Более того, иррациональные порывы влюбленных восхищают общество, которое им рукоплещет. Влюбленным предоставляют льготы, поскольку их помолвки, свадьбы, трудовые подвиги и смертная мука обусловлены мощным выбросом дофамина в организме. Все это очень странно, думал я. Возможно, мне просто хотелось верить, что мое исступленное обожание Луизы — лишь побочный эффект некорректного воздействия нейромедиаторов.
Подобные размышления в структуру книги совершенно не вписывались, и незадолго до отъезда я написал на эту тему статью и отдал ее в журнал, где меня уже печатали. К моему изумлению, опубликовали ее без единой купюры под крупным заголовком: «Любовь лишь людская выдумка». Эта фраза стала очень популярной. Какое-то время мне названивали сотрудники редакций и радиостанций, уверенные, что имеют дело с махровым рационалистом, который сводит все эмоциональное богатство человеческой жизни к синаптическим контактам. Пришлось терпеливо объяснять, что не на того напали и что я смотрю на мир более широко.
На ланч я обычно ходил в небольшой ресторанчик «Феликс», расположенный на площади в пятнадцати минутах ходьбы от моего жилища. Туда можно было забрести в любое время, заказать малосольную лососину с укропом или колбаски со специями. Пил я местное пиво, темное и довольно слабое.
Однажды я увидел проходившую мимо ресторана Анну из туристической конторы и машинально помахал ей. Анна остановилась и, наклонившись, посмотрела на меня через стекло. Я кивнул ей, приглашая зайти. Она разрешила угостить ее горячим шоколадом. Лицо у нее было бледным, под глазами залегли темные круги. Она спросила, как у меня продвигается книга.

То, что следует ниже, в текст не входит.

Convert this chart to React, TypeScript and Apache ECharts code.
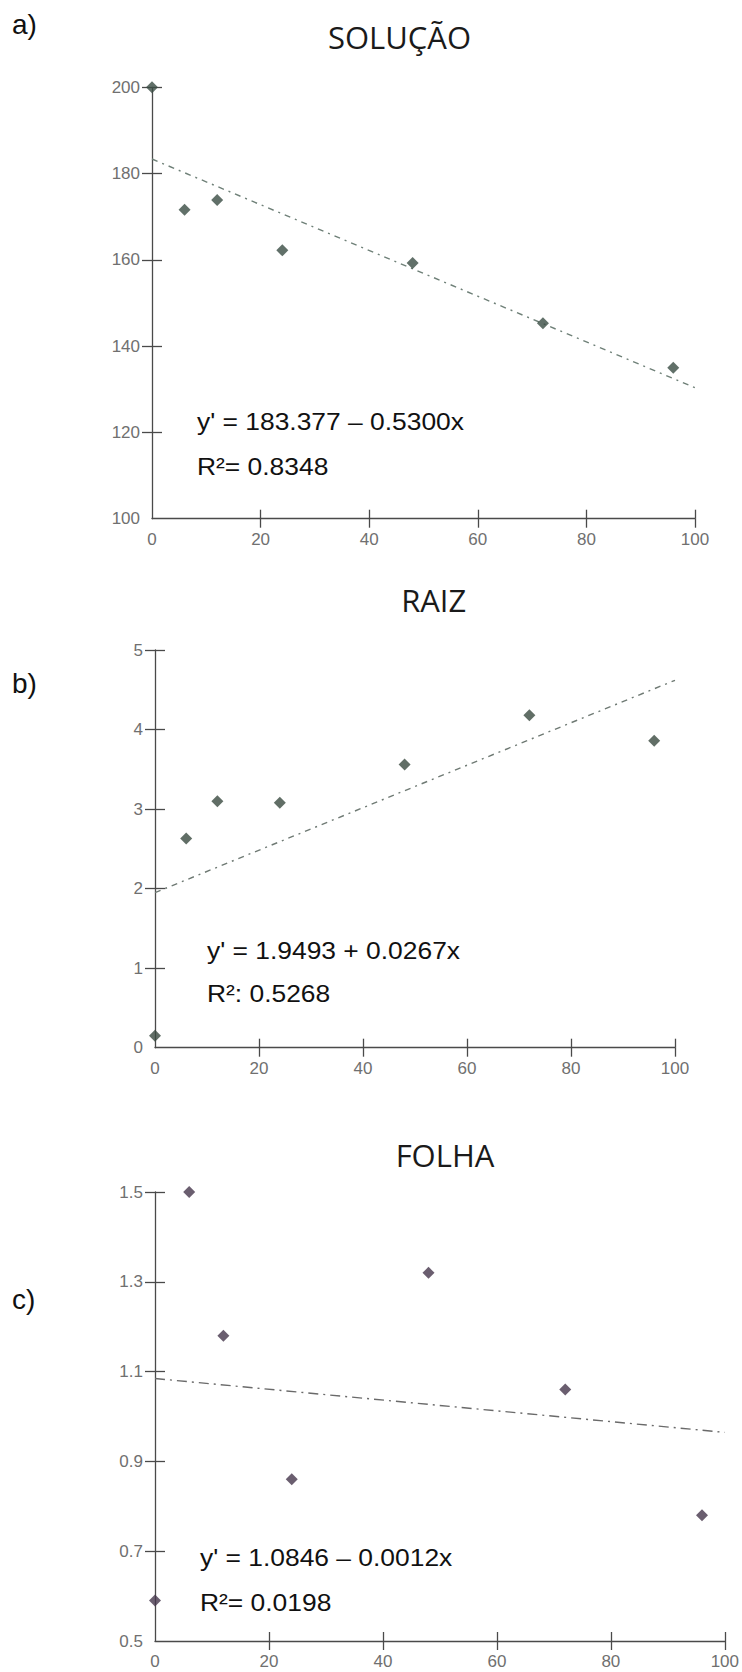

— Книга продвигается. Я печатаю.
— Вы заранее, с самого утра, представляете, о чем будете писать?
— Иногда представляю. Когда хочу рассказать о чем-то конкретном или изложить какую-то теорию, но со своими поправками.
— С поправками?
— Да. Моя книга как раз о том, что многие представления, бытующие в нашей области, возможно, не совсем верны.
Она не спросила, какую «область» я имею в виду. Помешала ложечкой шоколад, развернула чашку ручкой от себя и обхватила ее обеими ладонями.

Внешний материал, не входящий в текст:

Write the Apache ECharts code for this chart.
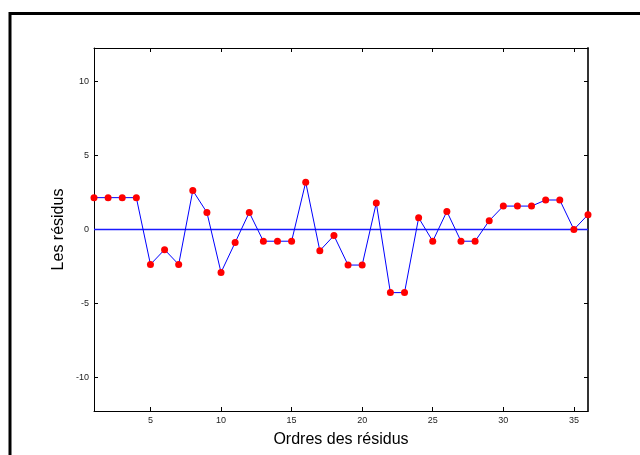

— А когда не представляете? — спросила она.
— Сижу и жду. Если никаких идей нет, начинаю записывать все, что придет в голову. Я уже понял, что надо писать хоть что-то, иначе нужных мыслей не дождешься. Важно настроиться, расписаться.
— Ясно.
Она посмотрела в окно. Она всегда словно что-то высматривала вдалеке.
— Вы здешняя?
— Я? Нет. Приехала почти пять лет назад.
Мне было интересно побольше о ней узнать, но она отвечала нехотя, и я не стал рисковать.

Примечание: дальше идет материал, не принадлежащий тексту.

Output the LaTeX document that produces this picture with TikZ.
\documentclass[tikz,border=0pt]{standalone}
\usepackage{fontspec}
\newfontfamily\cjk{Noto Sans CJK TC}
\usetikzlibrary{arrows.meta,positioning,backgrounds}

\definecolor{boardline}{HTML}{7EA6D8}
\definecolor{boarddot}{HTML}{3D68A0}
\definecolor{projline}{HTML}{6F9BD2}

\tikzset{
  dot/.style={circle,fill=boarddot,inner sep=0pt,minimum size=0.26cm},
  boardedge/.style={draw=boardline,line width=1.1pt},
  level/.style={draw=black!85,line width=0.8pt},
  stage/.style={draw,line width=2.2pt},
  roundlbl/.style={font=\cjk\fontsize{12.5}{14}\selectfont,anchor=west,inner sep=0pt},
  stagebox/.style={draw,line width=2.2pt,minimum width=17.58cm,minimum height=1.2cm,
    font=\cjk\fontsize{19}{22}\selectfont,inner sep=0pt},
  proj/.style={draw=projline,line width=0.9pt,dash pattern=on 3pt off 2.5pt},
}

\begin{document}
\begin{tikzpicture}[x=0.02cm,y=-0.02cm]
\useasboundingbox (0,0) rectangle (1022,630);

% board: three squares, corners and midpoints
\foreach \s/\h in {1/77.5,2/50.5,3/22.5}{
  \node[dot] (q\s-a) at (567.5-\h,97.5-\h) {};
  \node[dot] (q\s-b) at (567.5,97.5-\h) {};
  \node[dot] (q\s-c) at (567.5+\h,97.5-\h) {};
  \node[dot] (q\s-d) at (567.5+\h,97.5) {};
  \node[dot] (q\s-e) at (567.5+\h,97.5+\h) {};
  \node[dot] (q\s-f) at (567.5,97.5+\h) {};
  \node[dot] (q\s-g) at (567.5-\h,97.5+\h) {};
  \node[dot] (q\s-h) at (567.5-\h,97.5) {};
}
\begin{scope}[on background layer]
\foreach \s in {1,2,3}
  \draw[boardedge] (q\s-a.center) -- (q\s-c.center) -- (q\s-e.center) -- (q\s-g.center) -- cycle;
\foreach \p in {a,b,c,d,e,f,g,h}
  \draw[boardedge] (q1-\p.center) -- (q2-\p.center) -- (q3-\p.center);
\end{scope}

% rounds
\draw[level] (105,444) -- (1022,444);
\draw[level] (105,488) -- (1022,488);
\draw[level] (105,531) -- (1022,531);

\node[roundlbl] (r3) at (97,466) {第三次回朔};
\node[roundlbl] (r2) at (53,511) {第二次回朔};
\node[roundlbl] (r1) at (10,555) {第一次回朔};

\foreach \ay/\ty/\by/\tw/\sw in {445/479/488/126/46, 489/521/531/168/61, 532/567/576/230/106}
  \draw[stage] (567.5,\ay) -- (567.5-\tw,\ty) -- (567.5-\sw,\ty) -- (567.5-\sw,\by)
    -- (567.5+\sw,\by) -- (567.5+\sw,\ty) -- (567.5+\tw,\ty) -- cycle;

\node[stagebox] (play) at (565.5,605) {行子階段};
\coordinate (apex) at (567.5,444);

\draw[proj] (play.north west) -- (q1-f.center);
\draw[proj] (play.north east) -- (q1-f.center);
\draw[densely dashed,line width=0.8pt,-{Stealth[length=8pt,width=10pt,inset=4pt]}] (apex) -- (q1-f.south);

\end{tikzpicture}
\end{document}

— А какие у вас на сегодня дела?
— Пойду смотреть дома и квартиры для внесения в наш гостевой реестр.
— И где они?
— В разных частях города.
— Пешком будете ходить?
— Пешком.
— А можно мне с вами?
Сам не знаю, как эти слова сорвались у меня с языка.
— Ладно, но прямо сейчас, — сказала Анна очень серьезно, будто вообще не умела улыбаться.
Я расплатился, и мы вышли на холодную улицу. Шагала она быстро, я старался не отставать. Первой осматривали квартиру в сером многоквартирном доме. Лифт был сломан, и мы долго поднимались на четвертый этаж.
Квартира принадлежала пожилым супругам, которые собрались переехать в дом на окраине, а это жилье сдать.
Чувствовалось, что им уже пора на покой. Пока Анна осматривала квартиру, старик что-то щебетал, как потревоженная в клетке птица. Интонация была умоляющей, но догадаться почему, я не мог. Жена гремела на кухне посудой. Нас уговорили выпить черного чаю с очень крошливым печеньем.
Анна потом объяснила: она говорила им, что необходимо сделать ремонт и провести горячую воду. В тот день мы посмотрели еще три квартиры.
— А как вам живется в вашей комнате? — спросила Анна.